Some other materials are technically armour grade. However, if you knit them into fabric, your item will not be armour grade as they can shift too easily past each other. If a scale claims to be armour grade then you can be confident that it shouldn't dent if hit, however the flexibility of the knitted base means it will not afford you any protection and you will almost certainly bruise or worse.
Special Item Considerations
Yarn only items are safely covered by other areas, however there are a few things that need a little extra care.
The pangolin, like the baby dragon, is also stuffed, and is a lot chubbier. The pangolin is probably at the most danger from getting wet as the stuffing inside is quite bulky, and even if you dry the surface the inside may still hold some water for a long time after, which aside from standard damp concerns can cause discolouration and reactions in the scales. It's best to make sure the pangolin does not get wet, or if it does to allow it to dry thoroughly for several days minimum in a very dry place.
*Actually avoid feeding your scaly critters at all, they don't know how to eat regular food and they'll just make a mess. Your scaly animal will hunt down suitable food for itself when you're not looking.
When you're planning to knit an item, you want it to last as well as possible.
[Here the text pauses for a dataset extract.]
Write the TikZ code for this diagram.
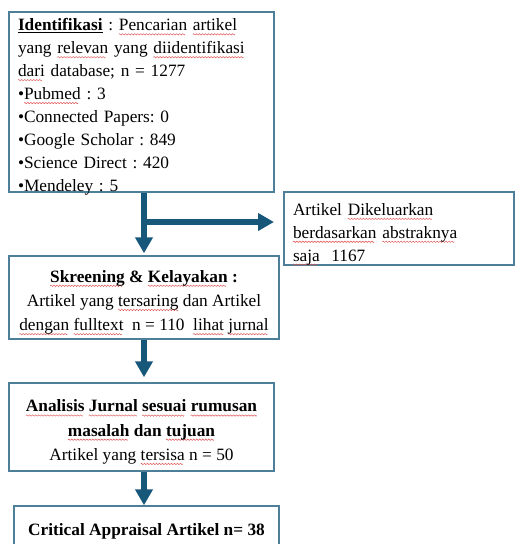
\documentclass[tikz,border=0pt]{standalone}
\usepackage{fontspec}
\setmainfont{Liberation Serif}
\usetikzlibrary{arrows.meta}
\definecolor{bord}{HTML}{4E7F98}
\definecolor{arrc}{HTML}{17587A}
\definecolor{sqred}{HTML}{E05050}
\frenchspacing
\newsavebox\sqbox
\newcommand\wavepiece{\tikz[baseline=0pt]{\useasboundingbox (0pt,0pt) rectangle (3pt,0pt);
  \draw[sqred, line width=0.45pt] (0pt,0pt) sin (0.75pt,0.7pt) cos (1.5pt,0pt) sin (2.25pt,-0.7pt) cos (3pt,0pt);}}
\newcommand\sqw[1]{\leavevmode\sbox\sqbox{#1}\rlap{\raisebox{-3.6pt}{\hbox to \wd\sqbox{\leaders\hbox{\wavepiece}\hfill}}}\usebox\sqbox}
\newcommand\topfix[1]{\leavevmode\rule{0pt}{#1}}
\begin{document}
\begin{tikzpicture}[x=1pt,y=-1pt,
  box/.style={draw=bord, line width=1.4pt, rectangle, inner ysep=0pt, fill=white},
  lbox/.style={box, align=left, inner xsep=9pt},
  cbox/.style={box, align=center, inner xsep=0pt},
  arr/.style={draw=arrc, line width=5.5pt, -{Triangle[width=17pt,length=16pt]}},
  txtA/.style={font=\fontsize{17.3}{22.9}\selectfont},
  txtB/.style={font=\fontsize{17.3}{24.2}\selectfont}]
\useasboundingbox (0,0) rectangle (515,544);
\begin{scope}
\clip (0,0) rectangle (515,544);
\node[lbox, txtA, text width=247pt, minimum height=180pt, inner ysep=-3pt] (box1) at (141.5,102)
  {\topfix{21.5pt}\textbf{\underline{Identifikasi}} : \sqw{Pencarian} \sqw{artikel}\\
   yang \sqw{relevan} yang \sqw{diidentifikasi}\\
   \sqw{dari} database; n = 1277\\
   •\sqw{Pubmed} : 3\\
   •Connected Papers: 0\\
   •Google Scholar : 849\\
   •Science Direct : 420\\
   •Mendeley : 5};
\node[lbox, txtA, text width=212pt, minimum height=73pt, inner ysep=-1pt] (box2) at (399,228.5)
  {\topfix{23pt}Artikel \sqw{Dikeluarkan}\\
   \sqw{berdasarkan} \sqw{abstraknya}\\
   \sqw{saja}\ \ 1167};
\node[cbox, txtB, minimum width=270pt, minimum height=83pt] (box3) at (144,297.5)
  {\topfix{21.5pt}\textbf{\sqw{Skreening} \& \sqw{Kelayakan} :}\\
   Artikel yang \sqw{tersaring} dan Artikel\\
   \sqw{dengan} \sqw{fulltext}\ \ n = 110\ \ \sqw{lihat} \sqw{jurnal}};
\node[cbox, txtB, minimum width=265pt, minimum height=88pt] (box4) at (141.5,427)
  {\topfix{22pt}\textbf{\sqw{Analisis} \sqw{Jurnal} \sqw{sesuai} \sqw{rumusan}}\\
   \textbf{\sqw{masalah} dan \sqw{tujuan}}\\
   Artikel yang \sqw{tersisa} n = 50};
\node[cbox, txtB, minimum width=265pt, minimum height=50pt] (box5) at (146.5,531)
  {\textbf{Critical Appraisal Artikel n= 38}};
\coordinate (ax) at (144,0);
\coordinate (brs) at (141,222);
\coordinate (bre) at (274,222);
\draw[arr, shorten >=2pt] (box1.south -| ax) -- (box3.north -| ax);
\draw[arr] (brs) -- (bre);
\draw[arr, shorten >=5pt] (box3.south -| ax) -- (box4.north -| ax);
\draw[arr] (box4.south -| ax) -- (box5.north -| ax);
\end{scope}
\end{tikzpicture}
\end{document}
There are a few things you can do to help your item work at its best.
Use the strongest, thickest yarn suitable for your project. The patterns available here all recommend aran or worsted weight, because this is the best compromise between strength, holding power, and ease of knitting. If you want to make a particularly heavy duty item and have the time to work with more awkward yarn, something chunky will improve the life of your item. A thicker yarn holds the scales down more firmly, so they won't move around which in turn reduces wear (particularly with metal scales' punched holes). The thicker yarn can also take more wear intrinsically.
I personally favour James C Brett's Marble Chunky, as it's structure is particularly suited for long wearing. The yarn has two thick ply twisted around each other, each with a strong core thread; the coloured yarn visible is not structurally integral, and provides a thick barrier of protection to the inner core. Any normal chunky yarn is generally good, if you are comfortable working with such a thick yarn on small needles (you may need to switch the needles down a size to make sure you keep gauge) and pulling it through the small holes in the scales.
If your item is likely to receive heavy wear you may want to choose plastic scales, or use a small round file to manually smooth each individual scale. If you do this, be careful not to damage the colouring too much! If your item might get wet, you're best to use the plastic scales, which are much more suitable for wet conditions.
If you think you might get ambushed by a medieval knight while wearing your item, consider using armour grade scales. They may not give you much protection (although it's probably better than nothing) but it will ensure that once you've defeated your foe your item should not have been substantially damaged.
If a scale does not explicitly state that it is armour grade, assume it is not.